Critical effect of exchangeable units distribution on properties of vitrimers: Quantitatively controlling dynamics thus suppressing creep

Abstract

Vitrimers usually exhibit reprocessability and recyclability due to the reversible crosslinking bonds, thus these materials are expected to be applied as sustainable materials. However, the vitrimer elastomers are susceptible to creep because of their inherent exchange nature, which limits their practical application. The key to improve the creep resistance at service temperature relies on controlling and regulating the intrinsic dynamic properties. Therefore, an in-depth study of the effect of molecular variables on dynamic properties was useful for the design and application of vitrimers. exchangeable units distribution is one of the major molecular variables to tune the dynamics, but it has hardly been studied.

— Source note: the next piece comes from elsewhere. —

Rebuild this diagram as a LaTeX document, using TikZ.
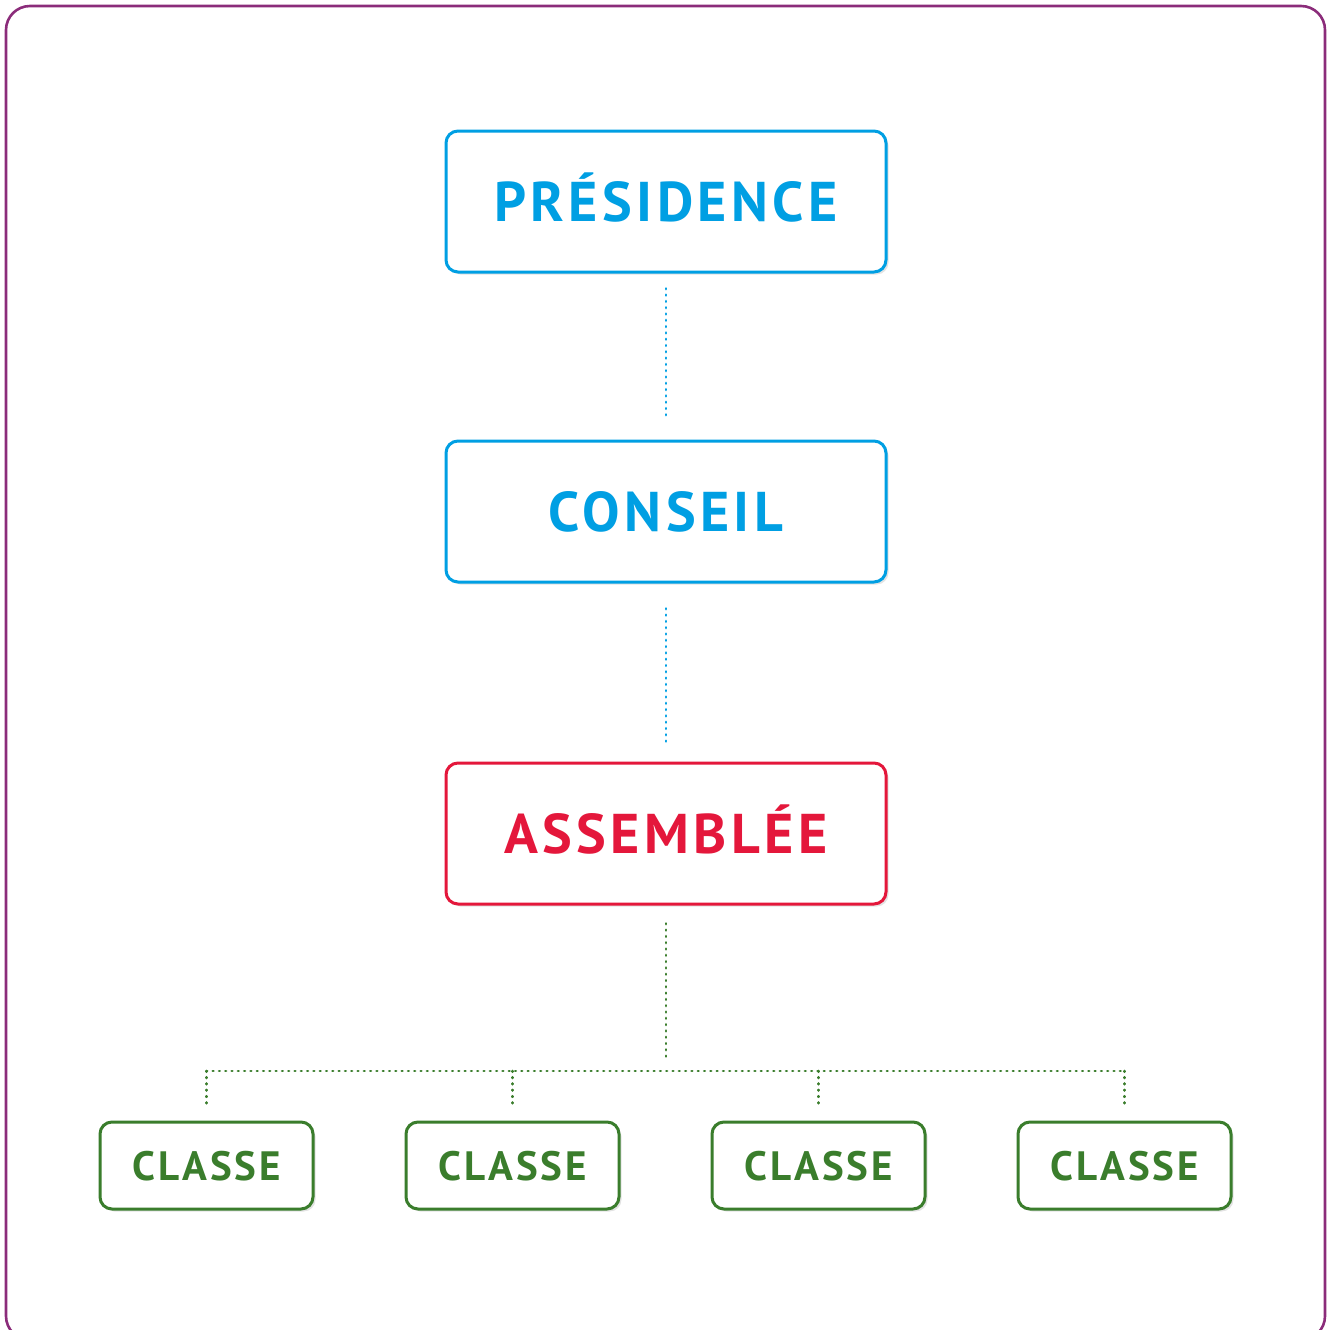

Herein, vitrimer elastomers with different uneven degrees of exchangeable units distribution (n) was prepared to study the quantitative relationship between exchangeable units distribution and dynamic behaviors. Due to the uneven exchangeable units distribution, the crosslink-rich and crosslink-poor regions existed simultaneously in networks. The relaxation time of resulting networks increased and then decreased with n due to the combined effects, and samples with moderate uneven distribution showed the longest relaxation time. At the same time, the relaxation times for all samples were short enough to reprocess at elevated temperatures. What is more, the activation energy (Ea) and topology freezing transition temperature (Tv), two important intrinsic parameters for controlling the dynamics, increased linearly with n values. In the meantime, the creep strains and creep rates decreased with n, revealing improved creep resistance. This work provides a strategy to control the dynamics by adjusting the exchangeable units distribution thus enhancing creep resistance. And the proposed strategy and resulting quantitative models might be applied to other vitrimers, which could be utilized to prepare desired vitrimers with exact network designs for various applications.